Siempre ha sido así, se ha hecho lo mismo con los negros, con los judíos. Decido que no eres una persona porque no me gustas. El problema no es ponerse a discutir si son 21, 22 o 23 semanas. El problema es comprender que uno existe. Y cuando uno existe tiene derecho a ser tratado y cuidado.
Nosotros tenemos miedo a esto, tenemos miedo a la vida, miedo a todo. Que suceda algo nuevo ya no se ve como una oportunidad inesperada. Lo único que aceptamos de la vida es lo que está programado. Lo demás no queremos ni saber que existe, debe desaparecer. Todo lo que no nos gusta debe desaparecer. No por maldad, sino por miedo.

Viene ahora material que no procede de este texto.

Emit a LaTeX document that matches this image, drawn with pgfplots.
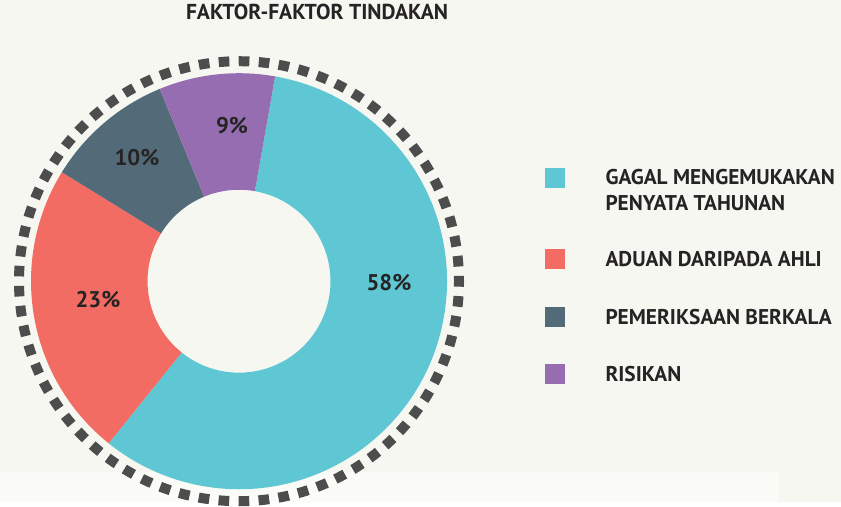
\documentclass[border=0pt]{standalone}
\usepackage{fontspec}
\setmainfont{PT Sans}
\usepackage{pgfplots}
\usepackage{pgfplotstable}
\pgfplotsset{compat=1.18}

\definecolor{bgcol}{HTML}{F7F7F2}
\definecolor{bandcol}{HTML}{FBFBF8}
\definecolor{ringcol}{HTML}{4D4D4D}
\definecolor{txtcol}{HTML}{252323}
\definecolor{sliceA}{HTML}{5FC7D3}
\definecolor{sliceB}{HTML}{F36C64}
\definecolor{sliceC}{HTML}{536B79}
\definecolor{sliceD}{HTML}{956DB0}

\pgfdeclareplotmark{nothing}{}

% slices: share, share before it (clockwise from 80 deg), colour, label spot (px)
\pgfplotstableread{
pct cum col    lx  ly
58  0   sliceA 389 220
23  58  sliceB 98  203
10  81  sliceC 137 345
9   91  sliceD 232 377
}\slices

\begin{document}
\begin{tikzpicture}
\begin{axis}[
  scale only axis, width=630.75pt, height=376.5pt,
  xmin=0, xmax=841, ymin=0, ymax=502,
  hide axis, clip=false,
  title={FAKTOR-FAKTOR TINDAKAN},
  title style={at={(0.377,0.960)}, anchor=center, yshift=0pt,
    font=\fontsize{16.2}{19}\selectfont\bfseries, text=txtcol},
  legend image code/.code={\fill[#1] (0pt,-1.5pt) rectangle (14.25pt,12.75pt);},
  legend style={at={(axis cs:545,334.5)}, anchor=north west, draw=none, fill=none,
    inner sep=0pt, outer sep=0pt, row sep=28.5pt, column sep=30.75pt,
    cells={anchor=base west}, nodes={inner sep=0pt, text depth={}, text=txtcol},
    font=\fontsize{16}{19.5}\selectfont\bfseries},
]
\fill[bgcol] (rel axis cs:0,0) rectangle (rel axis cs:1,1);
\fill[bandcol] (axis cs:0,0) rectangle (axis cs:778,30);
\draw[ringcol, line width=7.5pt, dash pattern=on 8pt off 7.025pt, dash phase=4pt]
  (axis cs:239,221) circle[radius=165pt];

% donut wedges
\addplot[forget plot, scatter, only marks, mark=nothing, point meta=explicit symbolic,
  visualization depends on={\thisrow{cum}\as\cum},
  visualization depends on={\thisrow{pct}\as\pct},
  scatter/@pre marker code/.code={%
    \pgfmathsetmacro\sa{80-3.6*\cum}%
    \pgfmathsetmacro\ea{80-3.6*(\cum+\pct)}%
    \path[fill=\pgfplotspointmeta, draw=none]
      (\sa:156pt) arc[start angle=\sa, end angle=\ea, radius=156pt]
      -- (\ea:68.6pt) arc[start angle=\ea, end angle=\sa, radius=68.6pt] -- cycle;
  },
  scatter/@post marker code/.code={},
] table[x expr=239, y expr=221, meta=col] {\slices};

% percentages
\addplot[forget plot, only marks, mark=nothing, point meta=explicit symbolic,
  nodes near coords={\pgfplotspointmeta\%},
  every node near coord/.append style={anchor=center, inner sep=0pt,
    font=\fontsize{17}{20}\selectfont\bfseries, text=txtcol}]
  table[x=lx, y=ly, meta=pct] {\slices};

\addlegendimage{sliceA}
\addlegendentry{\vtop{\hbox{GAGAL MENGEMUKAKAN}\hbox{PENYATA TAHUNAN}}}
\addlegendimage{sliceB}
\addlegendentry{ADUAN DARIPADA AHLI}
\addlegendimage{sliceC}
\addlegendentry{PEMERIKSAAN BERKALA}
\addlegendimage{sliceD}
\addlegendentry{RISIKAN}
\end{axis}
\end{tikzpicture}
\end{document}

En cambio, cuando no se tiene miedo, por casualidad o por amistad –como en mi caso, recuerdo aun el día y la hora en que cambié mi forma de acercarme a los niños– brota la intuición de que puede haber un proyecto bueno en la vida. Entonces empiezas a comprender que todas las cosas forman parte de este proyecto, y no solo las que te gustan a ti.